-- Start of Data excerpt --
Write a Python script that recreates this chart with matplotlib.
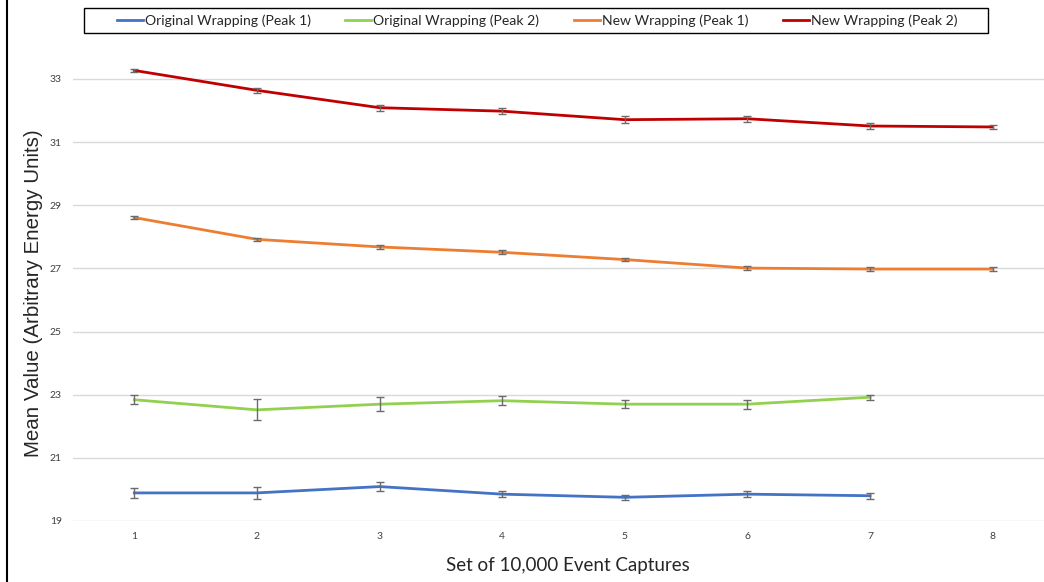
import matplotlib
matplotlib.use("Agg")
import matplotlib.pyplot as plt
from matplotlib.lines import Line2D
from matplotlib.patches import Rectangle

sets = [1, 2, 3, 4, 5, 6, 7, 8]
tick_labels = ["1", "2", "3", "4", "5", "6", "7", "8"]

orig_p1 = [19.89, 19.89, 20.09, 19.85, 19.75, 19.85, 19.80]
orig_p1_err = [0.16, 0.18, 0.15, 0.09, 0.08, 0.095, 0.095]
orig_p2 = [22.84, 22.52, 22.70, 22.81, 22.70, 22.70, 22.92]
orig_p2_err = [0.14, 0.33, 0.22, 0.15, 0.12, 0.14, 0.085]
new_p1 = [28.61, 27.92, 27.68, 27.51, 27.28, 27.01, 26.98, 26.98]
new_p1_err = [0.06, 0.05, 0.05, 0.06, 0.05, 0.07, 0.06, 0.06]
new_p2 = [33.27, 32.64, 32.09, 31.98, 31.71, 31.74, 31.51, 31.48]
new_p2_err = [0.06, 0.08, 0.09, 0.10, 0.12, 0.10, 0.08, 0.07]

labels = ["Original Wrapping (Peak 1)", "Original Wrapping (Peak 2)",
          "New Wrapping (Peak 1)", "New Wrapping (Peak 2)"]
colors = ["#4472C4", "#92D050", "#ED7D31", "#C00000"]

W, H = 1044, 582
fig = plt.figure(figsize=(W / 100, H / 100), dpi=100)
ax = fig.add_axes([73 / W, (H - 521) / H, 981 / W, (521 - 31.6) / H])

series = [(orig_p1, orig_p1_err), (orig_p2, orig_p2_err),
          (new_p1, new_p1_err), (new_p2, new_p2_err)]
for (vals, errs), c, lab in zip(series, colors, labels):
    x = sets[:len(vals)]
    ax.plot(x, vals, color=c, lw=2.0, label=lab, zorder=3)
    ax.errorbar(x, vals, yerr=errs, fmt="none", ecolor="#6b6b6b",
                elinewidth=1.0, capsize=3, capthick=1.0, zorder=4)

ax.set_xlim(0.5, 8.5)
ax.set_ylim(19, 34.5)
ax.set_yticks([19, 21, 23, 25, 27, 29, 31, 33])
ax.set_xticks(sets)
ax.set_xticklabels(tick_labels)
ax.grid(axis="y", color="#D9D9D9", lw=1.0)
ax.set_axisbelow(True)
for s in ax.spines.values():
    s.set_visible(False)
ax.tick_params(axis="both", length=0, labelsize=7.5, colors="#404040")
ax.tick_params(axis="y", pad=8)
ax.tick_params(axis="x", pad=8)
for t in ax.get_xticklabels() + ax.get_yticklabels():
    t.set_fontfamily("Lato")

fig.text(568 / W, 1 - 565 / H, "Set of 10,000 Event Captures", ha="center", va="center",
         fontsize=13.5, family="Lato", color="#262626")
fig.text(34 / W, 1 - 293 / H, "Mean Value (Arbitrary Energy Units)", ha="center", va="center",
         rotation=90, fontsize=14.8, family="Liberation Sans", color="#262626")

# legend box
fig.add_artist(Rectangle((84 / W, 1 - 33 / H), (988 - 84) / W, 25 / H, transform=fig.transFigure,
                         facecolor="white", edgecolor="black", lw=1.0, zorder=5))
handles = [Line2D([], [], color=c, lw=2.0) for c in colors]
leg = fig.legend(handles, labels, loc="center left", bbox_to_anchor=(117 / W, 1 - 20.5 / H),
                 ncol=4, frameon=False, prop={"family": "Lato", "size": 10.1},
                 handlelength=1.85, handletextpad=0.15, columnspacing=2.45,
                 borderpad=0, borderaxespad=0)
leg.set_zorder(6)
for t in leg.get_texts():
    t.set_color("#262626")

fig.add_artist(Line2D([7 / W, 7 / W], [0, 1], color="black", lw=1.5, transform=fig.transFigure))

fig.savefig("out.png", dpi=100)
-- End of Data excerpt --
### Task to carry out
Set the listing down in full and exactly. Pictures within it should not appear in the copy.

### Expected answer
Write a Python script that recreates this chart with matplotlib.
import matplotlib
matplotlib.use("Agg")
import matplotlib.pyplot as plt
from matplotlib.lines import Line2D
from matplotlib.patches import Rectangle

sets = [1, 2, 3, 4, 5, 6, 7, 8]
tick_labels = ["1", "2", "3", "4", "5", "6", "7", "8"]

orig_p1 = [19.89, 19.89, 20.09, 19.85, 19.75, 19.85, 19.80]
orig_p1_err = [0.16, 0.18, 0.15, 0.09, 0.08, 0.095, 0.095]
orig_p2 = [22.84, 22.52, 22.70, 22.81, 22.70, 22.70, 22.92]
orig_p2_err = [0.14, 0.33, 0.22, 0.15, 0.12, 0.14, 0.085]
new_p1 = [28.61, 27.92, 27.68, 27.51, 27.28, 27.01, 26.98, 26.98]
new_p1_err = [0.06, 0.05, 0.05, 0.06, 0.05, 0.07, 0.06, 0.06]
new_p2 = [33.27, 32.64, 32.09, 31.98, 31.71, 31.74, 31.51, 31.48]
new_p2_err = [0.06, 0.08, 0.09, 0.10, 0.12, 0.10, 0.08, 0.07]

labels = ["Original Wrapping (Peak 1)", "Original Wrapping (Peak 2)",
          "New Wrapping (Peak 1)", "New Wrapping (Peak 2)"]
colors = ["#4472C4", "#92D050", "#ED7D31", "#C00000"]

W, H = 1044, 582
fig = plt.figure(figsize=(W / 100, H / 100), dpi=100)
ax = fig.add_axes([73 / W, (H - 521) / H, 981 / W, (521 - 31.6) / H])

series = [(orig_p1, orig_p1_err), (orig_p2, orig_p2_err),
          (new_p1, new_p1_err), (new_p2, new_p2_err)]
for (vals, errs), c, lab in zip(series, colors, labels):
    x = sets[:len(vals)]
    ax.plot(x, vals, color=c, lw=2.0, label=lab, zorder=3)
    ax.errorbar(x, vals, yerr=errs, fmt="none", ecolor="#6b6b6b",
                elinewidth=1.0, capsize=3, capthick=1.0, zorder=4)

ax.set_xlim(0.5, 8.5)
ax.set_ylim(19, 34.5)
ax.set_yticks([19, 21, 23, 25, 27, 29, 31, 33])
ax.set_xticks(sets)
ax.set_xticklabels(tick_labels)
ax.grid(axis="y", color="#D9D9D9", lw=1.0)
ax.set_axisbelow(True)
for s in ax.spines.values():
    s.set_visible(False)
ax.tick_params(axis="both", length=0, labelsize=7.5, colors="#404040")
ax.tick_params(axis="y", pad=8)
ax.tick_params(axis="x", pad=8)
for t in ax.get_xticklabels() + ax.get_yticklabels():
    t.set_fontfamily("Lato")

fig.text(568 / W, 1 - 565 / H, "Set of 10,000 Event Captures", ha="center", va="center",
         fontsize=13.5, family="Lato", color="#262626")
fig.text(34 / W, 1 - 293 / H, "Mean Value (Arbitrary Energy Units)", ha="center", va="center",
         rotation=90, fontsize=14.8, family="Liberation Sans", color="#262626")

# legend box
fig.add_artist(Rectangle((84 / W, 1 - 33 / H), (988 - 84) / W, 25 / H, transform=fig.transFigure,
                         facecolor="white", edgecolor="black", lw=1.0, zorder=5))
handles = [Line2D([], [], color=c, lw=2.0) for c in colors]
leg = fig.legend(handles, labels, loc="center left", bbox_to_anchor=(117 / W, 1 - 20.5 / H),
                 ncol=4, frameon=False, prop={"family": "Lato", "size": 10.1},
                 handlelength=1.85, handletextpad=0.15, columnspacing=2.45,
                 borderpad=0, borderaxespad=0)
leg.set_zorder(6)
for t in leg.get_texts():
    t.set_color("#262626")

fig.add_artist(Line2D([7 / W, 7 / W], [0, 1], color="black", lw=1.5, transform=fig.transFigure))

fig.savefig("out.png", dpi=100)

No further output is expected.